### AVAILABLE DATA ###

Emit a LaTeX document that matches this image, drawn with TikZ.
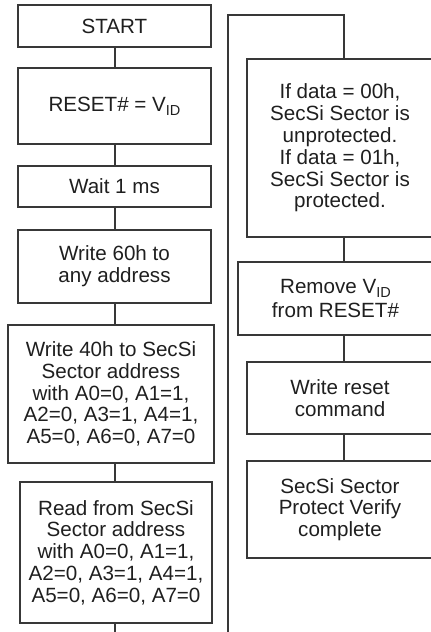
\documentclass[tikz,border=0pt]{standalone}
\usepackage{fontspec}
\setmainfont{Liberation Sans}
\newcommand{\subid}[1]{\raisebox{-3.8pt}{\fontsize{14.5}{14.5}\selectfont #1}}
\begin{document}
\begin{tikzpicture}[x=1pt,y=-1pt,
  box/.style={draw=black!78,line width=1.2pt,rectangle,inner sep=0pt,align=center,
    text=black!88,font=\fontsize{20.6}{21.8}\selectfont},
  conn/.style={draw=black!78,line width=1.2pt}]
\useasboundingbox (0,0) rectangle (431,632);
\clip (0,0) rectangle (431,632);
% left column
\node[box,minimum width=193pt,minimum height=42pt] (start) at (114.5,26) {START};
\node[box,minimum width=193pt,minimum height=76pt] (reset) at (114.5,106) {RESET\# = V\subid{ID}};
\node[box,minimum width=193pt,minimum height=41pt] (wait) at (114.5,186.5) {Wait 1 ms};
\node[box,minimum width=193pt,minimum height=73pt] (w60) at (114.5,266.5) {Write 60h to\\any address};
\node[box,minimum width=206pt,minimum height=138pt] (w40) at (111,394) {Write 40h to SecSi\\Sector address\\with A0=0, A1=1,\\A2=0, A3=1, A4=1,\\A5=0, A6=0, A7=0};
\node[box,minimum width=192pt,minimum height=141pt] (read) at (116,552.5) {Read from SecSi\\Sector address\\with A0=0, A1=1,\\A2=0, A3=1, A4=1,\\A5=0, A6=0, A7=0};
% right column
\node[box,minimum width=186pt,minimum height=178pt] (ifdata) at (340,148) {If data = 00h,\\SecSi Sector is\\unprotected.\\If data = 01h,\\SecSi Sector is\\protected.};
\node[box,minimum width=195pt,minimum height=73pt] (remove) at (335.5,298.5) {Remove V\subid{ID}\\[2pt]from RESET\#};
\node[box,minimum width=186pt,minimum height=72pt] (wreset) at (340,398) {Write reset\\command};
\node[box,minimum width=186pt,minimum height=97pt] (done) at (340,509.5) {SecSi Sector\\Protect Verify\\complete};
% coordinates
\coordinate (colL) at (115,0);
\coordinate (endL) at (115,632);
\coordinate (endR) at (228,632);
\coordinate (topR) at (228,15);
\coordinate (colR) at (344,15);
% left connectors
\draw[conn] (colL |- start.south) -- (colL |- reset.north);
\draw[conn] (colL |- reset.south) -- (colL |- wait.north);
\draw[conn] (colL |- wait.south) -- (colL |- w60.north);
\draw[conn] (colL |- w60.south) -- (colL |- w40.north);
\draw[conn] (colL |- w40.south) -- (colL |- read.north);
\draw[conn] (colL |- read.south) -- (endL);
% right connectors
\draw[conn] (endR) -- (topR) -- (colR) -- (colR |- ifdata.north);
\draw[conn] (colR |- ifdata.south) -- (colR |- remove.north);
\draw[conn] (colR |- remove.south) -- (colR |- wreset.north);
\draw[conn] (colR |- wreset.south) -- (colR |- done.north);
\end{tikzpicture}
\end{document}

###

### THE PROBLEM
Make an exact copy of all the material, but keep the pictures out of it.

### THE RESPONSE
Emit a LaTeX document that matches this image, drawn with TikZ.
\documentclass[tikz,border=0pt]{standalone}
\usepackage{fontspec}
\setmainfont{Liberation Sans}
\newcommand{\subid}[1]{\raisebox{-3.8pt}{\fontsize{14.5}{14.5}\selectfont #1}}
\begin{document}
\begin{tikzpicture}[x=1pt,y=-1pt,
  box/.style={draw=black!78,line width=1.2pt,rectangle,inner sep=0pt,align=center,
    text=black!88,font=\fontsize{20.6}{21.8}\selectfont},
  conn/.style={draw=black!78,line width=1.2pt}]
\useasboundingbox (0,0) rectangle (431,632);
\clip (0,0) rectangle (431,632);
% left column
\node[box,minimum width=193pt,minimum height=42pt] (start) at (114.5,26) {START};
\node[box,minimum width=193pt,minimum height=76pt] (reset) at (114.5,106) {RESET\# = V\subid{ID}};
\node[box,minimum width=193pt,minimum height=41pt] (wait) at (114.5,186.5) {Wait 1 ms};
\node[box,minimum width=193pt,minimum height=73pt] (w60) at (114.5,266.5) {Write 60h to\\any address};
\node[box,minimum width=206pt,minimum height=138pt] (w40) at (111,394) {Write 40h to SecSi\\Sector address\\with A0=0, A1=1,\\A2=0, A3=1, A4=1,\\A5=0, A6=0, A7=0};
\node[box,minimum width=192pt,minimum height=141pt] (read) at (116,552.5) {Read from SecSi\\Sector address\\with A0=0, A1=1,\\A2=0, A3=1, A4=1,\\A5=0, A6=0, A7=0};
% right column
\node[box,minimum width=186pt,minimum height=178pt] (ifdata) at (340,148) {If data = 00h,\\SecSi Sector is\\unprotected.\\If data = 01h,\\SecSi Sector is\\protected.};
\node[box,minimum width=195pt,minimum height=73pt] (remove) at (335.5,298.5) {Remove V\subid{ID}\\[2pt]from RESET\#};
\node[box,minimum width=186pt,minimum height=72pt] (wreset) at (340,398) {Write reset\\command};
\node[box,minimum width=186pt,minimum height=97pt] (done) at (340,509.5) {SecSi Sector\\Protect Verify\\complete};
% coordinates
\coordinate (colL) at (115,0);
\coordinate (endL) at (115,632);
\coordinate (endR) at (228,632);
\coordinate (topR) at (228,15);
\coordinate (colR) at (344,15);
% left connectors
\draw[conn] (colL |- start.south) -- (colL |- reset.north);
\draw[conn] (colL |- reset.south) -- (colL |- wait.north);
\draw[conn] (colL |- wait.south) -- (colL |- w60.north);
\draw[conn] (colL |- w60.south) -- (colL |- w40.north);
\draw[conn] (colL |- w40.south) -- (colL |- read.north);
\draw[conn] (colL |- read.south) -- (endL);
% right connectors
\draw[conn] (endR) -- (topR) -- (colR) -- (colR |- ifdata.north);
\draw[conn] (colR |- ifdata.south) -- (colR |- remove.north);
\draw[conn] (colR |- remove.south) -- (colR |- wreset.north);
\draw[conn] (colR |- wreset.south) -- (colR |- done.north);
\end{tikzpicture}
\end{document}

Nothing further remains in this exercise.